#### [Problem]
Return the lines that follow, exactly as they appear, from the first through the one containing "e=document.createElementNS(NS,tag);for(const k in"; no pictures are to be included.

#### [Data segment]
— Start —

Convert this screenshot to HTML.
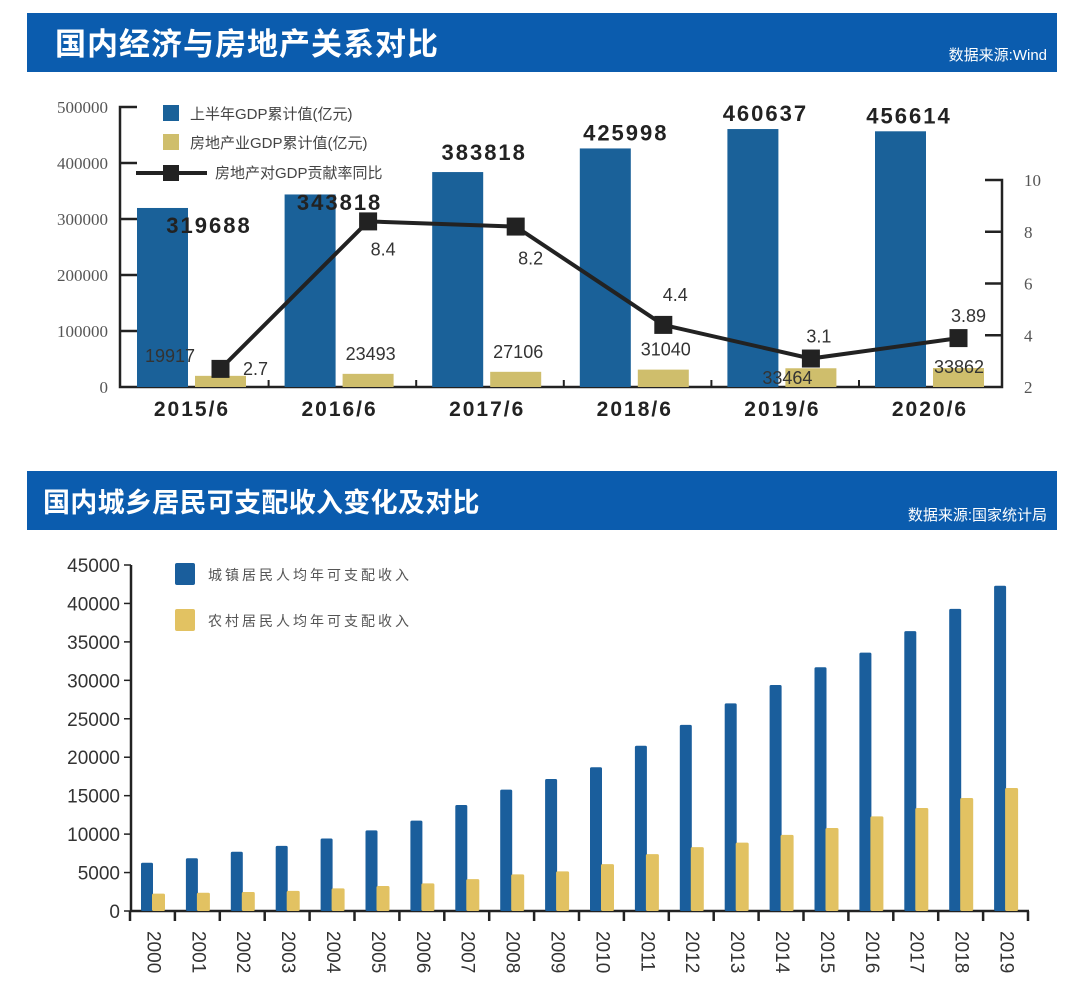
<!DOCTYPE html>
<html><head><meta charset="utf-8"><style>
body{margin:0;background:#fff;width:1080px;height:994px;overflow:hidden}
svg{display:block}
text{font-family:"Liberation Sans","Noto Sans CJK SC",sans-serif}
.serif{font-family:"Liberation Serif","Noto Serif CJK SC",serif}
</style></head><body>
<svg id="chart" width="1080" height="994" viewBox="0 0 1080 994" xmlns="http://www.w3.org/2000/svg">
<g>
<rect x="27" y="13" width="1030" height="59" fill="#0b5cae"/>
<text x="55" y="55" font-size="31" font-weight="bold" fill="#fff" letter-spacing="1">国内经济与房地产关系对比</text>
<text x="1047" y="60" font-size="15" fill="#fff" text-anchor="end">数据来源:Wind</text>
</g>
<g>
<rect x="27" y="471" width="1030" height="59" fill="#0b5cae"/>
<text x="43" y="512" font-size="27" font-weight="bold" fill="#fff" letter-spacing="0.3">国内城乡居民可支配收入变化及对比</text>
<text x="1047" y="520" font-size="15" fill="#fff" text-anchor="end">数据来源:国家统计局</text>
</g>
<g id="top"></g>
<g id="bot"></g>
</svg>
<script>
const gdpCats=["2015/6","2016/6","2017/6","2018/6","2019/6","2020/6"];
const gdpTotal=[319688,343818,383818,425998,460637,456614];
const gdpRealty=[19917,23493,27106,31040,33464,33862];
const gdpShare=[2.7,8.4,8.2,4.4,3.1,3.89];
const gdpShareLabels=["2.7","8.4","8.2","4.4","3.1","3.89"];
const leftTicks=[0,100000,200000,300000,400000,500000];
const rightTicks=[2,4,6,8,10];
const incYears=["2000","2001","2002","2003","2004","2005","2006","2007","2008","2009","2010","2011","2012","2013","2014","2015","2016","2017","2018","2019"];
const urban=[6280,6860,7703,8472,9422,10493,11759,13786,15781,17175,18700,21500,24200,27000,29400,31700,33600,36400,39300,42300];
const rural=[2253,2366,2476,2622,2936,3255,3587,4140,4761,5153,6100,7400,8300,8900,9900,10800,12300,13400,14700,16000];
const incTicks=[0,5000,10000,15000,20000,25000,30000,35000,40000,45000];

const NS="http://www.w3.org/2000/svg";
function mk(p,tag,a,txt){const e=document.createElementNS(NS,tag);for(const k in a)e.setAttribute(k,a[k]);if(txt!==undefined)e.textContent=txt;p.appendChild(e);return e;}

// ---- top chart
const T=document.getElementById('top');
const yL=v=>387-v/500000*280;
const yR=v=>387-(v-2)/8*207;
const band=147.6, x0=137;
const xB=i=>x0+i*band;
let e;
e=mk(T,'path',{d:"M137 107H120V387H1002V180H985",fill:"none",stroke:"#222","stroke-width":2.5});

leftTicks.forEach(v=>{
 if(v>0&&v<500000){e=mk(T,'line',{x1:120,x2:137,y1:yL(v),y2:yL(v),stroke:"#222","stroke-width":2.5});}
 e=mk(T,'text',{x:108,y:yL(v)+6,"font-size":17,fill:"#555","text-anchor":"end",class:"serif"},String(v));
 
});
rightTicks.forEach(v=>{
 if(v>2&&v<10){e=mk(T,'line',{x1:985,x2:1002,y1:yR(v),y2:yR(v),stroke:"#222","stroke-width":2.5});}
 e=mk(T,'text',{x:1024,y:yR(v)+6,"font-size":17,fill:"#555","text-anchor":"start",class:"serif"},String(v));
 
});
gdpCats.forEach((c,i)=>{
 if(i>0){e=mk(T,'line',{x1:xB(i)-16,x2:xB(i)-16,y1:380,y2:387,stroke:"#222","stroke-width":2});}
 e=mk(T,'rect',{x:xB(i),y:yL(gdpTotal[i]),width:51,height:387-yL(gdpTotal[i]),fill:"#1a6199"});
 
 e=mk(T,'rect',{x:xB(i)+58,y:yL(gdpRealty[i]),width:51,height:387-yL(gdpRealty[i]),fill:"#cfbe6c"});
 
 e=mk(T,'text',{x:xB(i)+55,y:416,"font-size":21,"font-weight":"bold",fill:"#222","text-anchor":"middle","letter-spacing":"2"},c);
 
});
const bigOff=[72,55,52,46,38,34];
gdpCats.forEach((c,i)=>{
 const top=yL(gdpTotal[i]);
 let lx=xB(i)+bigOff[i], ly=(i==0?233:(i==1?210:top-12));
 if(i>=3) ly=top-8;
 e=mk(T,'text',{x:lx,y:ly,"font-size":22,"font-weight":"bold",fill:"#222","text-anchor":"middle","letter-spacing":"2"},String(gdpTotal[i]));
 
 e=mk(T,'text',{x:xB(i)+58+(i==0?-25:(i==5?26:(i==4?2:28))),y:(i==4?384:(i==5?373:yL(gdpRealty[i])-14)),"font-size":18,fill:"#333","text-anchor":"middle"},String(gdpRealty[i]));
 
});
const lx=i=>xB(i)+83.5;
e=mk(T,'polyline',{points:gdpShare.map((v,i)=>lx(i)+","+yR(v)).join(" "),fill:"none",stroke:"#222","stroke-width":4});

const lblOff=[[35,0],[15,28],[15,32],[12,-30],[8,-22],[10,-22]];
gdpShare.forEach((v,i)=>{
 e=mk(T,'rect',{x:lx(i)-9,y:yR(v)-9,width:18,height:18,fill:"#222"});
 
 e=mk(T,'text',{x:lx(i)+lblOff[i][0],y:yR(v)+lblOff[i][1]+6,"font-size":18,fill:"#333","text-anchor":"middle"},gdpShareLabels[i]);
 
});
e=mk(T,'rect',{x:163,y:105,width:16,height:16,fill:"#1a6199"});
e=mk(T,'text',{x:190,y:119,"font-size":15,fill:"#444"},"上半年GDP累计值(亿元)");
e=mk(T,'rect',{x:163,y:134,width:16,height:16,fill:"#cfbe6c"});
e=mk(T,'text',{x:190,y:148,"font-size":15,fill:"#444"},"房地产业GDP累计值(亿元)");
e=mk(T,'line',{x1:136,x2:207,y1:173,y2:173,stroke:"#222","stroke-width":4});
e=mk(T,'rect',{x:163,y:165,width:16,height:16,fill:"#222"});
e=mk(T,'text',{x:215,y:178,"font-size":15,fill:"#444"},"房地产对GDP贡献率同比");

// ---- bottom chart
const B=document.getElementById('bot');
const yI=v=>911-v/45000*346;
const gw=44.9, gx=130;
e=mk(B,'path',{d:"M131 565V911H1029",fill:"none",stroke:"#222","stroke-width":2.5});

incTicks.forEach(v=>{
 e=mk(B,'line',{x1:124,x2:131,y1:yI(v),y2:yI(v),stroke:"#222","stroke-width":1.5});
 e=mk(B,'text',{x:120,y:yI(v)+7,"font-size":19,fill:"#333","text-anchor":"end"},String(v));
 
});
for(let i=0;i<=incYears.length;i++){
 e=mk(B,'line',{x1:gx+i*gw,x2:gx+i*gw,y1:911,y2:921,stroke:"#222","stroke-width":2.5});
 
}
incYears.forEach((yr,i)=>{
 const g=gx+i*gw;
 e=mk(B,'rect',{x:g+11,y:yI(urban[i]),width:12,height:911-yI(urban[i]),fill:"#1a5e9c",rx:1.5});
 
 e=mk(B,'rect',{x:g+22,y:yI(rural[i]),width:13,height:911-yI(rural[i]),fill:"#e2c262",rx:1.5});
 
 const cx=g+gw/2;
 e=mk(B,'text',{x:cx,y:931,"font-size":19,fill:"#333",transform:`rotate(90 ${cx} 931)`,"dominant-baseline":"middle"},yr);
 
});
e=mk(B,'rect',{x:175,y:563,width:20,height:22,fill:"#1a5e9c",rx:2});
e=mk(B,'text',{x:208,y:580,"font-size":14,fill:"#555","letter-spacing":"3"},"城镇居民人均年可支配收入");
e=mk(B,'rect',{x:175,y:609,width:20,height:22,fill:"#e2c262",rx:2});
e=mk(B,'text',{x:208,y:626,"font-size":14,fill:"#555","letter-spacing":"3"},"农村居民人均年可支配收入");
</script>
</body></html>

— End —

#### [Complete output]
Convert this screenshot to HTML.
<!DOCTYPE html>
<html><head><meta charset="utf-8"><style>
body{margin:0;background:#fff;width:1080px;height:994px;overflow:hidden}
svg{display:block}
text{font-family:"Liberation Sans","Noto Sans CJK SC",sans-serif}
.serif{font-family:"Liberation Serif","Noto Serif CJK SC",serif}
</style></head><body>
<svg id="chart" width="1080" height="994" viewBox="0 0 1080 994" xmlns="http://www.w3.org/2000/svg">
<g>
<rect x="27" y="13" width="1030" height="59" fill="#0b5cae"/>
<text x="55" y="55" font-size="31" font-weight="bold" fill="#fff" letter-spacing="1">国内经济与房地产关系对比</text>
<text x="1047" y="60" font-size="15" fill="#fff" text-anchor="end">数据来源:Wind</text>
</g>
<g>
<rect x="27" y="471" width="1030" height="59" fill="#0b5cae"/>
<text x="43" y="512" font-size="27" font-weight="bold" fill="#fff" letter-spacing="0.3">国内城乡居民可支配收入变化及对比</text>
<text x="1047" y="520" font-size="15" fill="#fff" text-anchor="end">数据来源:国家统计局</text>
</g>
<g id="top"></g>
<g id="bot"></g>
</svg>
<script>
const gdpCats=["2015/6","2016/6","2017/6","2018/6","2019/6","2020/6"];
const gdpTotal=[319688,343818,383818,425998,460637,456614];
const gdpRealty=[19917,23493,27106,31040,33464,33862];
const gdpShare=[2.7,8.4,8.2,4.4,3.1,3.89];
const gdpShareLabels=["2.7","8.4","8.2","4.4","3.1","3.89"];
const leftTicks=[0,100000,200000,300000,400000,500000];
const rightTicks=[2,4,6,8,10];
const incYears=["2000","2001","2002","2003","2004","2005","2006","2007","2008","2009","2010","2011","2012","2013","2014","2015","2016","2017","2018","2019"];
const urban=[6280,6860,7703,8472,9422,10493,11759,13786,15781,17175,18700,21500,24200,27000,29400,31700,33600,36400,39300,42300];
const rural=[2253,2366,2476,2622,2936,3255,3587,4140,4761,5153,6100,7400,8300,8900,9900,10800,12300,13400,14700,16000];
const incTicks=[0,5000,10000,15000,20000,25000,30000,35000,40000,45000];

const NS="http://www.w3.org/2000/svg";
function mk(p,tag,a,txt){const e=document.createElementNS(NS,tag);for(const k in a)e.setAttribute(k,a[k]);if(txt!==undefined)e.textContent=txt;p.appendChild(e);return e;}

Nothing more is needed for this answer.